Monday, March 28, 2011

Kaleidoscope



we don’t have to go long in the woods to experience the always rather anxious impression of going ‘deeper and deeper’ into a limitless world
[Bachelard, The Poetics of Space, 1964: 185]

Now. When I finally find myself in the silence of my own office, when no one else is around, and I have a few minutes just for myself, I find it best to write of what I meant to write for weeks now: the exhibition of Lefteris Tapas at Omikron Gallery in Nicosia. His work is simplistic in the repetition of shapes and lines and the lack of any color, but the black and white works are more than just that: they are a game with light, emotion, and inner speculation. I avoid the word contemplation on purpose. Although both, ‘speculation’ and ‘contemplation’ reflect a process of deep thought, the latter often connotes a sense of meditation that is secure and almost wise, while the first is simply a gesture of guessing and which involves a high risk of failing to reach a correct answer.

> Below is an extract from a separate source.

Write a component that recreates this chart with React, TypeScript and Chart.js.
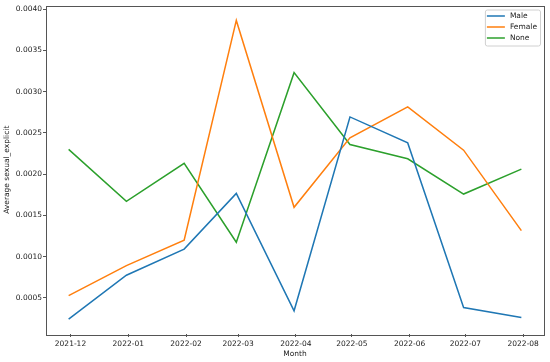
import React, { useEffect, useRef } from 'react';
import { Chart, registerables } from 'chart.js';

Chart.register(...registerables);

// Month-end dates at which the averages were taken
const pointDates = ['2021-11-30', '2021-12-31', '2022-01-31', '2022-02-28', '2022-03-31', '2022-04-30', '2022-05-31', '2022-06-30', '2022-07-31'];
const maleValues = [0.000242, 0.000774, 0.00109, 0.001766, 0.000342, 0.002693, 0.002378, 0.000382, 0.000261];
const femaleValues = [0.000527, 0.00089, 0.001198, 0.003863, 0.001597, 0.00244, 0.002814, 0.00229, 0.001314];
const noneValues = [0.002299, 0.00167, 0.00213, 0.001173, 0.00323, 0.002359, 0.002185, 0.001758, 0.00206];

const tickDates = ['2021-12-01', '2022-01-01', '2022-02-01', '2022-03-01', '2022-04-01', '2022-05-01', '2022-06-01', '2022-07-01', '2022-08-01'];
const tickLabels = ['2021-12', '2022-01', '2022-02', '2022-03', '2022-04', '2022-05', '2022-06', '2022-07', '2022-08'];
const yTickValues = [0.0005, 0.001, 0.0015, 0.002, 0.0025, 0.003, 0.0035, 0.004];

const seriesNames = ['Male', 'Female', 'None'];
const seriesColors = ['#1f77b4', '#ff7f0e', '#2ca02c'];

const DAY = 86400000;
const ORIGIN = Date.UTC(2021, 11, 1);
const toDay = (s: string) => (Date.parse(s + 'T00:00:00Z') - ORIGIN) / DAY;

const FONT = 'DejaVu Sans';
const FS = 7.5;

const frameAndLegend = {
  id: 'frameAndLegend',
  afterDraw(chart: any) {
    const { ctx, chartArea } = chart;
    ctx.save();
    // spines
    ctx.strokeStyle = '#555';
    ctx.lineWidth = 1;
    ctx.strokeRect(Math.round(chartArea.left) + 0.5, Math.round(chartArea.top) + 0.5,
      Math.round(chartArea.right - chartArea.left), Math.round(chartArea.bottom - chartArea.top));
    // legend
    ctx.font = `${FS}px "${FONT}"`;
    const textW = Math.max(...chart.data.datasets.map((d: any) => ctx.measureText(d.label).width));
    const lineLen = 18;
    const rowH = 11;
    const padX = 2;
    const boxW = padX + lineLen + 5 + textW + 3;
    const boxH = rowH * chart.data.datasets.length + 3;
    const bx = chartArea.right - 4 - boxW;
    const by = chartArea.top + 4;
    ctx.fillStyle = 'rgba(255,255,255,0.8)';
    ctx.strokeStyle = '#d0d0d0';
    ctx.beginPath();
    (ctx as any).roundRect(bx + 0.5, by + 0.5, boxW, boxH, 2);
    ctx.fill();
    ctx.stroke();
    chart.data.datasets.forEach((d: any, i: number) => {
      const cy = by + 6 + rowH * i + 0.5;
      ctx.strokeStyle = d.borderColor;
      ctx.lineWidth = 1.5;
      ctx.beginPath();
      ctx.moveTo(bx + padX, cy);
      ctx.lineTo(bx + padX + lineLen, cy);
      ctx.stroke();
      ctx.fillStyle = '#222';
      ctx.textBaseline = 'middle';
      ctx.textAlign = 'left';
      ctx.fillText(d.label, bx + padX + lineLen + 5, cy);
    });
    ctx.restore();
  },
};

export default function App() {
  const ref = useRef<HTMLCanvasElement | null>(null);

  useEffect(() => {
    document.body.style.margin = '0';
    const canvas = ref.current;
    if (!canvas) return;

    const xs = pointDates.map(toDay);
    const allY = [...maleValues, ...femaleValues, ...noneValues];
    const xMinD = Math.min(...xs), xMaxD = Math.max(...xs);
    const yMinD = Math.min(...allY), yMaxD = Math.max(...allY);
    const xm = (xMaxD - xMinD) * 0.05;
    const ym = (yMaxD - yMinD) * 0.05;
    const tickDays = tickDates.map(toDay);

    const seriesValues = [maleValues, femaleValues, noneValues];
    const datasets = seriesNames.map((name, i) => ({
      label: name,
      data: xs.map((x, j) => ({ x, y: seriesValues[i][j] })),
      borderColor: seriesColors[i],
      backgroundColor: seriesColors[i],
      borderWidth: 1.5,
      pointRadius: 0,
      tension: 0,
      fill: false,
    }));

    const chart = new Chart(canvas, {
      type: 'line',
      data: { datasets },
      options: {
        responsive: false,
        animation: false,
        maintainAspectRatio: false,
        layout: { padding: { left: 0, right: 6, top: 5, bottom: 0 } },
        plugins: { legend: { display: false }, tooltip: { enabled: false } },
        scales: {
          x: {
            type: 'linear',
            min: xMinD - xm,
            max: xMaxD + xm,
            afterBuildTicks: (s: any) => { s.ticks = tickDays.map((v) => ({ value: v })); },
            afterFit: (s: any) => { s.height = 28; },
            ticks: {
              autoSkip: false,
              maxRotation: 0,
              padding: 3,
              color: '#222',
              font: { family: FONT, size: FS },
              callback: (v: any) => { const k = tickDays.indexOf(Number(v)); return k >= 0 ? tickLabels[k] : ''; },
            },
            grid: { drawOnChartArea: false, drawTicks: true, tickLength: 3, color: '#555' },
            border: { display: false },
            title: { display: true, text: 'Month', color: '#222', font: { family: FONT, size: FS }, padding: { top: 0, bottom: 3 } },
          },
          y: {
            type: 'linear',
            min: yMinD - ym,
            max: yMaxD + ym,
            afterBuildTicks: (s: any) => { s.ticks = yTickValues.map((v) => ({ value: v })); },
            afterFit: (s: any) => { s.width = 46; },
            ticks: {
              padding: 1,
              color: '#222',
              font: { family: FONT, size: FS },
              callback: (v: any) => Number(v).toFixed(4),
            },
            grid: { drawOnChartArea: false, drawTicks: true, tickLength: 3, color: '#555' },
            border: { display: false },
            title: { display: true, text: 'Average sexual_explicit', color: '#222', font: { family: FONT, size: FS }, padding: { top: 2.5, bottom: 0 } },
          },
        },
      } as any,
      plugins: [frameAndLegend],
    });
    return () => chart.destroy();
  }, []);

  return (
    <div style={{ width: 550, height: 362, background: '#fff' }}>
      <canvas ref={ref} width={550} height={362} style={{ display: 'block' }} />
    </div>
  );
}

But it is this type of guessing that could sometimes yield great profits. For me, the journey to one’s mind and the narration of that landscape, otherwise invisible to the eye exactly because it lies beneath it (the eye), is one that involves a great risk of failing to reach any type of certainty. The mind, like a forest causes a feeling both of anxiety and of curiosity because one never knows what it is there to find – even when it is one’s own. Tapas work is beautiful because with a certain hand he draws an uncertain world.